Taalproevers en de sandwich van de rechter
RECENSIE - Rechten zijn een bijzonder vak, zeker voor de taalkundige: een vak waarin een hele wereld gemaakt wordt met taal, de taal van de wet en die van de advocaten en de jurisprudentie. Zonder taal is een groot deel van het menselijk bestaan ondenkbaar, maar dat geldt zeker voor het recht.
Allerlei filosofische problemen worden praktisch ineens urgent in de context van het recht. Wanneer weten we iets zeker? Hoe bepalen we dat van twee opeenvolgende gebeurtenissen de eerste de oorzaak was van de tweede? En hoe bepalen we wat een woord precies betekent?
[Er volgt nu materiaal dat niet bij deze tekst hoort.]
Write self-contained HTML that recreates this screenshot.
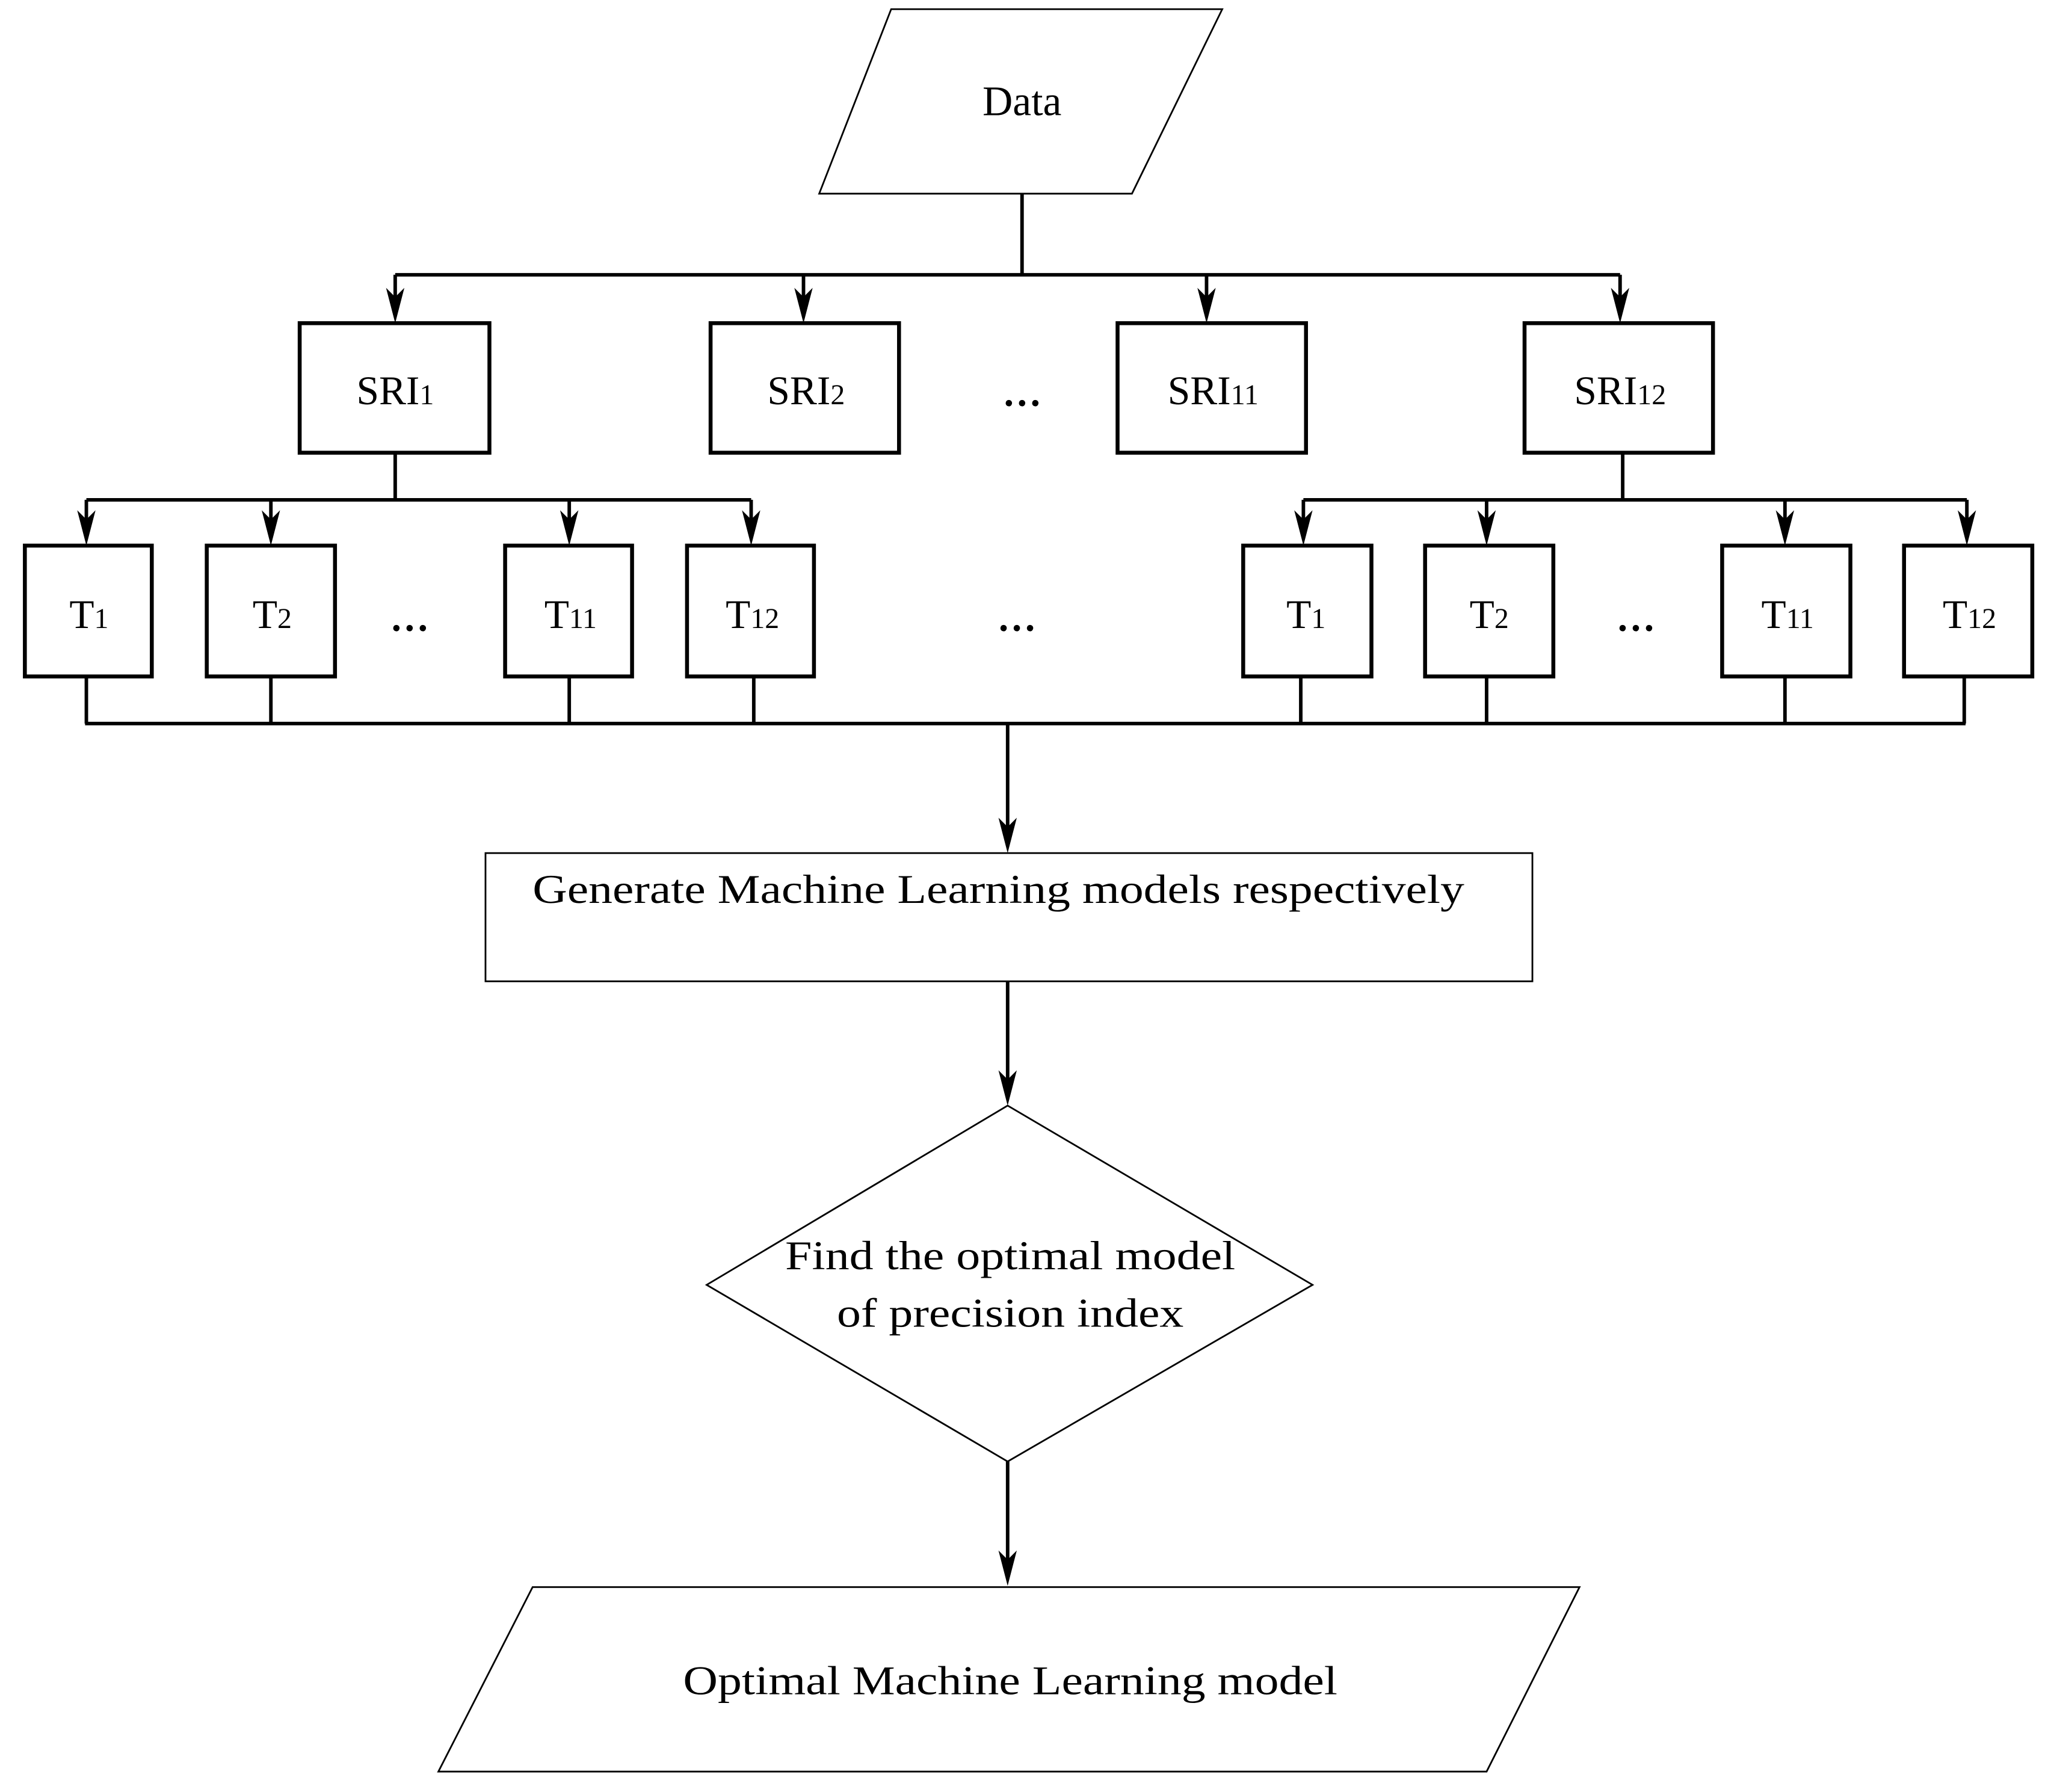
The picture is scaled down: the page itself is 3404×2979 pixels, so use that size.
<!DOCTYPE html>
<html><head><meta charset="utf-8"><style>
html,body{margin:0;padding:0;background:#fff;}
svg{display:block;}
text{font-family:"Liberation Serif",serif;fill:#000;}
</style></head><body>
<svg width="3404" height="2979" viewBox="0 0 1565 1369.6" xmlns="http://www.w3.org/2000/svg">
<defs>
<path id="h" d="M-7,-27 L0,-20 L7,-27 L0,0 Z" fill="#000" stroke="none"/>
</defs>
<rect width="1565" height="1369.6" fill="#fff"/>
<g fill="none" stroke="#000">
<polygon points="681,7 934,7 865,148 626,148" stroke-width="1.3"/>
<g stroke-width="2.7">
<line x1="781" y1="148" x2="781" y2="210"/>
<line x1="302" y1="210" x2="1238" y2="210"/>
<line x1="302" y1="210" x2="302" y2="232"/>
<line x1="614" y1="210" x2="614" y2="232"/>
<line x1="922" y1="210" x2="922" y2="232"/>
<line x1="1238" y1="210" x2="1238" y2="232"/>

<line x1="302" y1="346" x2="302" y2="382"/>
<line x1="66" y1="382" x2="574" y2="382"/>
<line x1="66" y1="382" x2="66" y2="402"/>
<line x1="207" y1="382" x2="207" y2="402"/>
<line x1="435" y1="382" x2="435" y2="402"/>
<line x1="574" y1="382" x2="574" y2="402"/>

<line x1="1240" y1="346" x2="1240" y2="382"/>
<line x1="996" y1="382" x2="1503" y2="382"/>
<line x1="996" y1="382" x2="996" y2="402"/>
<line x1="1136" y1="382" x2="1136" y2="402"/>
<line x1="1364" y1="382" x2="1364" y2="402"/>
<line x1="1503" y1="382" x2="1503" y2="402"/>

<line x1="66" y1="517" x2="66" y2="553"/>
<line x1="207" y1="517" x2="207" y2="553"/>
<line x1="435" y1="517" x2="435" y2="553"/>
<line x1="576" y1="517" x2="576" y2="553"/>
<line x1="994" y1="517" x2="994" y2="553"/>
<line x1="1136" y1="517" x2="1136" y2="553"/>
<line x1="1364" y1="517" x2="1364" y2="553"/>
<line x1="1501" y1="517" x2="1501" y2="553"/>
<line x1="65" y1="553" x2="1502" y2="553"/>

<line x1="770" y1="553" x2="770" y2="636"/>
<line x1="770" y1="750" x2="770" y2="830"/>
<line x1="770" y1="1117" x2="770" y2="1196"/>
</g>
<g stroke-width="3">
<rect x="229" y="247" width="145" height="99"/>
<rect x="543" y="247" width="144" height="99"/>
<rect x="854" y="247" width="144" height="99"/>
<rect x="1165" y="247" width="144" height="99"/>
<rect x="19" y="417" width="97" height="100"/>
<rect x="158" y="417" width="98" height="100"/>
<rect x="386" y="417" width="97" height="100"/>
<rect x="525" y="417" width="97" height="100"/>
<rect x="950" y="417" width="98" height="100"/>
<rect x="1089" y="417" width="98" height="100"/>
<rect x="1316" y="417" width="98" height="100"/>
<rect x="1455" y="417" width="98" height="100"/>
</g>
<rect x="371" y="652" width="800" height="98" stroke-width="1.3"/>
<polygon points="770,845 1003,982 770,1117 540,982" stroke-width="1.3"/>
<polygon points="407,1213 1207,1213 1136,1354 335,1354" stroke-width="1.3"/>
</g>
<use href="#h" x="302" y="247"/>
<use href="#h" x="614" y="247"/>
<use href="#h" x="922" y="247"/>
<use href="#h" x="1238" y="247"/>
<use href="#h" x="66" y="417"/>
<use href="#h" x="207" y="417"/>
<use href="#h" x="435" y="417"/>
<use href="#h" x="574" y="417"/>
<use href="#h" x="996" y="417"/>
<use href="#h" x="1136" y="417"/>
<use href="#h" x="1364" y="417"/>
<use href="#h" x="1503" y="417"/>
<use href="#h" x="770" y="652"/>
<use href="#h" x="770" y="845"/>
<use href="#h" x="770" y="1212"/>
<g font-size="31" text-anchor="middle">
<text x="781" y="88" font-size="32">Data</text>
<text x="302" y="309">SRI<tspan font-size="22">1</tspan></text>
<text x="616" y="309">SRI<tspan font-size="22">2</tspan></text>
<text x="927" y="309">SRI<tspan font-size="22">11</tspan></text>
<text x="1238" y="309">SRI<tspan font-size="22">12</tspan></text>
<text x="68" y="480">T<tspan font-size="22">1</tspan></text>
<text x="208" y="480">T<tspan font-size="22">2</tspan></text>
<text x="436" y="480">T<tspan font-size="22">11</tspan></text>
<text x="575" y="480">T<tspan font-size="22">12</tspan></text>
<text x="998" y="480">T<tspan font-size="22">1</tspan></text>
<text x="1138" y="480">T<tspan font-size="22">2</tspan></text>
<text x="1366" y="480">T<tspan font-size="22">11</tspan></text>
<text x="1505" y="480">T<tspan font-size="22">12</tspan></text>
<text x="781" y="310" font-weight="bold" font-size="30">…</text>
<text x="313" y="482" font-weight="bold" font-size="30">…</text>
<text x="777" y="482" font-weight="bold" font-size="30">…</text>
<text x="1250" y="482" font-weight="bold" font-size="30">…</text>
<text x="763" y="690" textLength="712" lengthAdjust="spacingAndGlyphs">Generate Machine Learning models respectively</text>
<text x="772" y="970" textLength="344" lengthAdjust="spacingAndGlyphs">Find the optimal model</text>
<text x="772" y="1014" textLength="265" lengthAdjust="spacingAndGlyphs">of precision index</text>
<text x="772" y="1295" textLength="500" lengthAdjust="spacingAndGlyphs">Optimal Machine Learning model</text>
</g>
</svg>
</body></html>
In het boekje Maar dat is níet logisch! verzamelde de Rotterdamse jurist Harm Kloosterhuis columns die hij sinds 2017 voor het juridisch tijdschrift Ars Aequi schreef. Officieel gaan ze over het gebruik van drogredenen in de rechtspraktijk, maar ze raken ook aan al die andere kwesties.
Volkorenbroden
Intrigerend, voor de taalkundige, zijn vooral de stukjes die gaan over de betekenis van woorden. Stel dat er is bepaald dat er speciale regels gelden voor mensen die sandwiches verkopen. Gelden die regels dan ook voor verkopers van burrito’s of taco’s? Je kunt dan teruggrijpen naar een woordenboek maar die – deze zaak speelde in Amerika, het woordenboek was Merriam-Webster – zegt dan ’two thin pieces of bread, usually buttered, with a thin layer (as of meat, cheese, or savory mixture) spread between them’. Alsof een sandwich niet ook uit één belegde boterham kan bestaan, of uit meerdere op elkaar (de club sandwich). En alsof de boterhammen niet dik kunnen zijn, net als het beleg.